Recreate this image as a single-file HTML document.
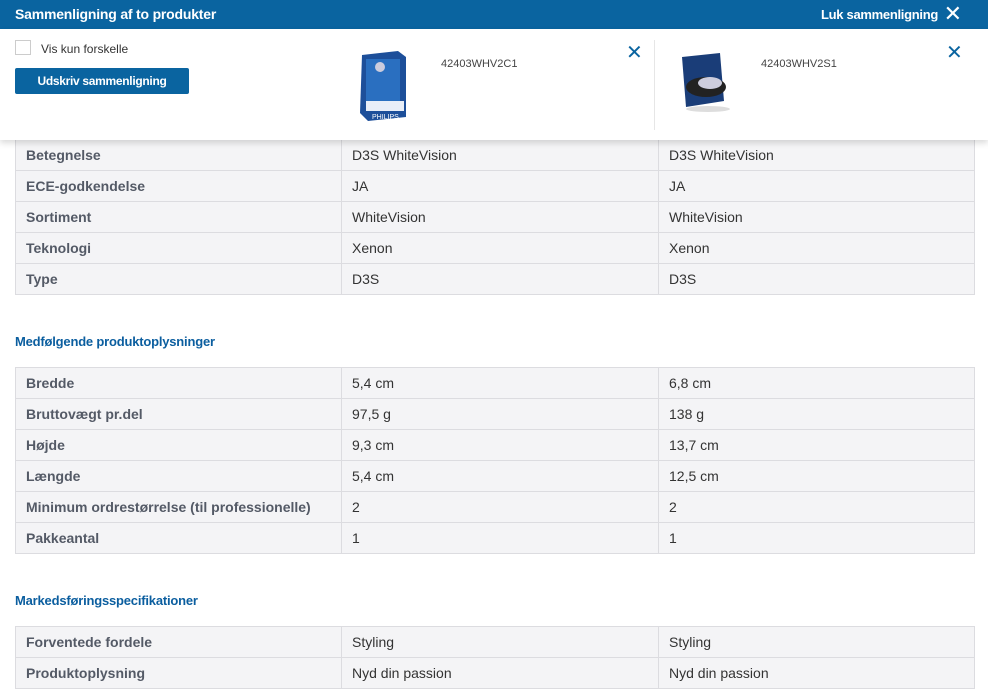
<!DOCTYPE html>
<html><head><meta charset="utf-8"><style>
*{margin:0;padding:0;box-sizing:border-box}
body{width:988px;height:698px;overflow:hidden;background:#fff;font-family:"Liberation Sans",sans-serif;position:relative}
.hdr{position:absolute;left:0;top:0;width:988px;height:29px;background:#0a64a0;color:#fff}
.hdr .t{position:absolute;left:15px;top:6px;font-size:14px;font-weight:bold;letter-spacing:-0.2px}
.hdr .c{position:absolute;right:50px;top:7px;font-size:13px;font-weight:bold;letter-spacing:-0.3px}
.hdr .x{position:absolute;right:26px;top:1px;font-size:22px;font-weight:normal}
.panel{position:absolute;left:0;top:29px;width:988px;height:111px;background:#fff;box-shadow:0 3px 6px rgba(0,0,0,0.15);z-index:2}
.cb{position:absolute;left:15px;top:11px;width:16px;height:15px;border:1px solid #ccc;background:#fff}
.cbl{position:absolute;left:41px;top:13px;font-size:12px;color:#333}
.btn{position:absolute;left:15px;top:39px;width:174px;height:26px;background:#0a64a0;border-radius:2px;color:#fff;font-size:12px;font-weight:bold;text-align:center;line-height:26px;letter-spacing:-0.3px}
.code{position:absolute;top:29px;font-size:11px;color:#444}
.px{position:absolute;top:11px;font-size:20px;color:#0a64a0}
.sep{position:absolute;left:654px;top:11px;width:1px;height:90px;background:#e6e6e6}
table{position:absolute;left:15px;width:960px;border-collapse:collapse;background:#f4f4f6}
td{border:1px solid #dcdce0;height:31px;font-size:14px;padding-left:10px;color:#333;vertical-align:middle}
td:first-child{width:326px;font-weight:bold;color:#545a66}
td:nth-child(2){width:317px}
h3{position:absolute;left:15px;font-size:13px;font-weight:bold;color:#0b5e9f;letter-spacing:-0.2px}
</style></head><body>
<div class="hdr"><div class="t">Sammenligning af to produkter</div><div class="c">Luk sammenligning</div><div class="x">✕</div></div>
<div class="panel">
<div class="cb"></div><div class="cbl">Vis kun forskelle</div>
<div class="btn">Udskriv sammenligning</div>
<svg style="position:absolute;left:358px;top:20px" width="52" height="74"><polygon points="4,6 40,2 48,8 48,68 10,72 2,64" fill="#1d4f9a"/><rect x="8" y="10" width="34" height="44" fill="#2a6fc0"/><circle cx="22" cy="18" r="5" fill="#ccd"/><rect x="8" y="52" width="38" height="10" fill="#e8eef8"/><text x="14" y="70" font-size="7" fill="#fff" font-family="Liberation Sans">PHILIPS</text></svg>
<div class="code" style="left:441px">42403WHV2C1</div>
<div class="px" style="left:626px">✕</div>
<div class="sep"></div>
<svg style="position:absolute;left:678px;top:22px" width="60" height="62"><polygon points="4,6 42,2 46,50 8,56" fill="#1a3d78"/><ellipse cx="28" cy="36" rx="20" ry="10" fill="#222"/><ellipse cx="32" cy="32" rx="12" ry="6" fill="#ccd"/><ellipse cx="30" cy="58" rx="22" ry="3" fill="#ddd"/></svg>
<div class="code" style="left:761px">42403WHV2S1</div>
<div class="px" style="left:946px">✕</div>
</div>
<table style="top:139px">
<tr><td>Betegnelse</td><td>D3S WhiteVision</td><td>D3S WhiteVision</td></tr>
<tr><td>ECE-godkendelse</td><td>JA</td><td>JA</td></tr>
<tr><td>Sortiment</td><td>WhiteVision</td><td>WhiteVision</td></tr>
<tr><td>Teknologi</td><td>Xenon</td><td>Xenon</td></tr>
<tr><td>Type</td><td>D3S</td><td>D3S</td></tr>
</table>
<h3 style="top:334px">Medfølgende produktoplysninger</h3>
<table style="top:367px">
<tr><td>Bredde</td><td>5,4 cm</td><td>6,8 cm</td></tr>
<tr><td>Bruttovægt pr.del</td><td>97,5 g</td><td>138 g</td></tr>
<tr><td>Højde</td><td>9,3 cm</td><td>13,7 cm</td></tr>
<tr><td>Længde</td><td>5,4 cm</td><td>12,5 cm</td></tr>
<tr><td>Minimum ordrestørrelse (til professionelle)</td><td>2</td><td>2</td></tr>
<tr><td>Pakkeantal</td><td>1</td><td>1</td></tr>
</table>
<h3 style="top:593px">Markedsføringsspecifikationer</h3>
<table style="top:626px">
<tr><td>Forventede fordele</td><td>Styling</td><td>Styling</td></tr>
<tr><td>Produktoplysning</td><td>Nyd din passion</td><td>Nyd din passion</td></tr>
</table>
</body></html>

*SHORT EXERCISE*:
Quote each line of the listing exactly, but leave the pictures out.

*FINISHED ANSWER*:
Recreate this image as a single-file HTML document.
<!DOCTYPE html>
<html><head><meta charset="utf-8"><style>
*{margin:0;padding:0;box-sizing:border-box}
body{width:988px;height:698px;overflow:hidden;background:#fff;font-family:"Liberation Sans",sans-serif;position:relative}
.hdr{position:absolute;left:0;top:0;width:988px;height:29px;background:#0a64a0;color:#fff}
.hdr .t{position:absolute;left:15px;top:6px;font-size:14px;font-weight:bold;letter-spacing:-0.2px}
.hdr .c{position:absolute;right:50px;top:7px;font-size:13px;font-weight:bold;letter-spacing:-0.3px}
.hdr .x{position:absolute;right:26px;top:1px;font-size:22px;font-weight:normal}
.panel{position:absolute;left:0;top:29px;width:988px;height:111px;background:#fff;box-shadow:0 3px 6px rgba(0,0,0,0.15);z-index:2}
.cb{position:absolute;left:15px;top:11px;width:16px;height:15px;border:1px solid #ccc;background:#fff}
.cbl{position:absolute;left:41px;top:13px;font-size:12px;color:#333}
.btn{position:absolute;left:15px;top:39px;width:174px;height:26px;background:#0a64a0;border-radius:2px;color:#fff;font-size:12px;font-weight:bold;text-align:center;line-height:26px;letter-spacing:-0.3px}
.code{position:absolute;top:29px;font-size:11px;color:#444}
.px{position:absolute;top:11px;font-size:20px;color:#0a64a0}
.sep{position:absolute;left:654px;top:11px;width:1px;height:90px;background:#e6e6e6}
table{position:absolute;left:15px;width:960px;border-collapse:collapse;background:#f4f4f6}
td{border:1px solid #dcdce0;height:31px;font-size:14px;padding-left:10px;color:#333;vertical-align:middle}
td:first-child{width:326px;font-weight:bold;color:#545a66}
td:nth-child(2){width:317px}
h3{position:absolute;left:15px;font-size:13px;font-weight:bold;color:#0b5e9f;letter-spacing:-0.2px}
</style></head><body>
<div class="hdr"><div class="t">Sammenligning af to produkter</div><div class="c">Luk sammenligning</div><div class="x">✕</div></div>
<div class="panel">
<div class="cb"></div><div class="cbl">Vis kun forskelle</div>
<div class="btn">Udskriv sammenligning</div>
<svg style="position:absolute;left:358px;top:20px" width="52" height="74"><polygon points="4,6 40,2 48,8 48,68 10,72 2,64" fill="#1d4f9a"/><rect x="8" y="10" width="34" height="44" fill="#2a6fc0"/><circle cx="22" cy="18" r="5" fill="#ccd"/><rect x="8" y="52" width="38" height="10" fill="#e8eef8"/><text x="14" y="70" font-size="7" fill="#fff" font-family="Liberation Sans">PHILIPS</text></svg>
<div class="code" style="left:441px">42403WHV2C1</div>
<div class="px" style="left:626px">✕</div>
<div class="sep"></div>
<svg style="position:absolute;left:678px;top:22px" width="60" height="62"><polygon points="4,6 42,2 46,50 8,56" fill="#1a3d78"/><ellipse cx="28" cy="36" rx="20" ry="10" fill="#222"/><ellipse cx="32" cy="32" rx="12" ry="6" fill="#ccd"/><ellipse cx="30" cy="58" rx="22" ry="3" fill="#ddd"/></svg>
<div class="code" style="left:761px">42403WHV2S1</div>
<div class="px" style="left:946px">✕</div>
</div>
<table style="top:139px">
<tr><td>Betegnelse</td><td>D3S WhiteVision</td><td>D3S WhiteVision</td></tr>
<tr><td>ECE-godkendelse</td><td>JA</td><td>JA</td></tr>
<tr><td>Sortiment</td><td>WhiteVision</td><td>WhiteVision</td></tr>
<tr><td>Teknologi</td><td>Xenon</td><td>Xenon</td></tr>
<tr><td>Type</td><td>D3S</td><td>D3S</td></tr>
</table>
<h3 style="top:334px">Medfølgende produktoplysninger</h3>
<table style="top:367px">
<tr><td>Bredde</td><td>5,4 cm</td><td>6,8 cm</td></tr>
<tr><td>Bruttovægt pr.del</td><td>97,5 g</td><td>138 g</td></tr>
<tr><td>Højde</td><td>9,3 cm</td><td>13,7 cm</td></tr>
<tr><td>Længde</td><td>5,4 cm</td><td>12,5 cm</td></tr>
<tr><td>Minimum ordrestørrelse (til professionelle)</td><td>2</td><td>2</td></tr>
<tr><td>Pakkeantal</td><td>1</td><td>1</td></tr>
</table>
<h3 style="top:593px">Markedsføringsspecifikationer</h3>
<table style="top:626px">
<tr><td>Forventede fordele</td><td>Styling</td><td>Styling</td></tr>
<tr><td>Produktoplysning</td><td>Nyd din passion</td><td>Nyd din passion</td></tr>
</table>
</body></html>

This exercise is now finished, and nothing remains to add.